GIVEN INFORMATION:

☆ ☆ ☆ ☆ ☆ ☆ ☆

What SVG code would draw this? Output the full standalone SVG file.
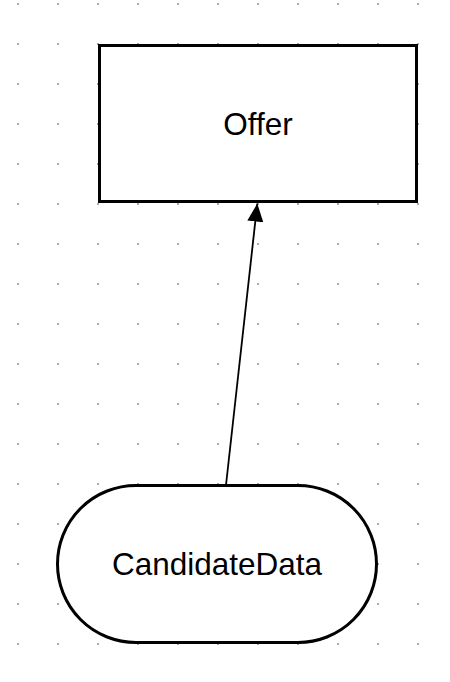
<svg xmlns="http://www.w3.org/2000/svg" width="450" height="682" viewBox="0 0 450 682">
  <defs>
    <pattern id="grid" x="0" y="0" width="40" height="40" patternUnits="userSpaceOnUse">
      <rect x="17" y="3" width="2" height="2" fill="#aaaaaa"/>
    </pattern>
    <marker id="arrow" viewBox="0 0 18 16" refX="18" refY="8" markerWidth="18" markerHeight="16" markerUnits="userSpaceOnUse" orient="auto">
      <path d="M0,0 L18,8 L0,16 Z" fill="#000"/>
    </marker>
    <style>
      .shape { fill: #ffffff; stroke: #000000; stroke-width: 3; }
      .label { font-family: "Liberation Sans", Arial, sans-serif; font-size: 31.5px; fill: #000; text-anchor: middle; }
      .edge { stroke: #000; stroke-width: 1.8; fill: none; }
    </style>
  </defs>
  <rect x="0" y="0" width="450" height="682" fill="#ffffff"/>
  <rect x="0" y="0" width="450" height="682" fill="url(#grid)"/>
  <g id="connectors">
    <line class="edge" x1="226" y1="485" x2="257.3" y2="203.5" marker-end="url(#arrow)"/>
  </g>
  <g id="node-offer">
    <rect class="shape" x="99.5" y="45.5" width="317" height="156"/>
    <text class="label" x="258" y="135">Offer</text>
  </g>
  <g id="node-candidatedata">
    <rect class="shape" x="57.5" y="485.5" width="319" height="157" rx="78.5" ry="78.5"/>
    <text class="label" x="217" y="575">CandidateData</text>
  </g>
</svg>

☆ ☆ ☆ ☆ ☆ ☆ ☆

WHAT IS BEING ASKED: Make an exact copy of all the material, but keep the pictures out of it.

COMPLETE ANSWER:
What SVG code would draw this? Output the full standalone SVG file.
<svg xmlns="http://www.w3.org/2000/svg" width="450" height="682" viewBox="0 0 450 682">
  <defs>
    <pattern id="grid" x="0" y="0" width="40" height="40" patternUnits="userSpaceOnUse">
      <rect x="17" y="3" width="2" height="2" fill="#aaaaaa"/>
    </pattern>
    <marker id="arrow" viewBox="0 0 18 16" refX="18" refY="8" markerWidth="18" markerHeight="16" markerUnits="userSpaceOnUse" orient="auto">
      <path d="M0,0 L18,8 L0,16 Z" fill="#000"/>
    </marker>
    <style>
      .shape { fill: #ffffff; stroke: #000000; stroke-width: 3; }
      .label { font-family: "Liberation Sans", Arial, sans-serif; font-size: 31.5px; fill: #000; text-anchor: middle; }
      .edge { stroke: #000; stroke-width: 1.8; fill: none; }
    </style>
  </defs>
  <rect x="0" y="0" width="450" height="682" fill="#ffffff"/>
  <rect x="0" y="0" width="450" height="682" fill="url(#grid)"/>
  <g id="connectors">
    <line class="edge" x1="226" y1="485" x2="257.3" y2="203.5" marker-end="url(#arrow)"/>
  </g>
  <g id="node-offer">
    <rect class="shape" x="99.5" y="45.5" width="317" height="156"/>
    <text class="label" x="258" y="135">Offer</text>
  </g>
  <g id="node-candidatedata">
    <rect class="shape" x="57.5" y="485.5" width="319" height="157" rx="78.5" ry="78.5"/>
    <text class="label" x="217" y="575">CandidateData</text>
  </g>
</svg>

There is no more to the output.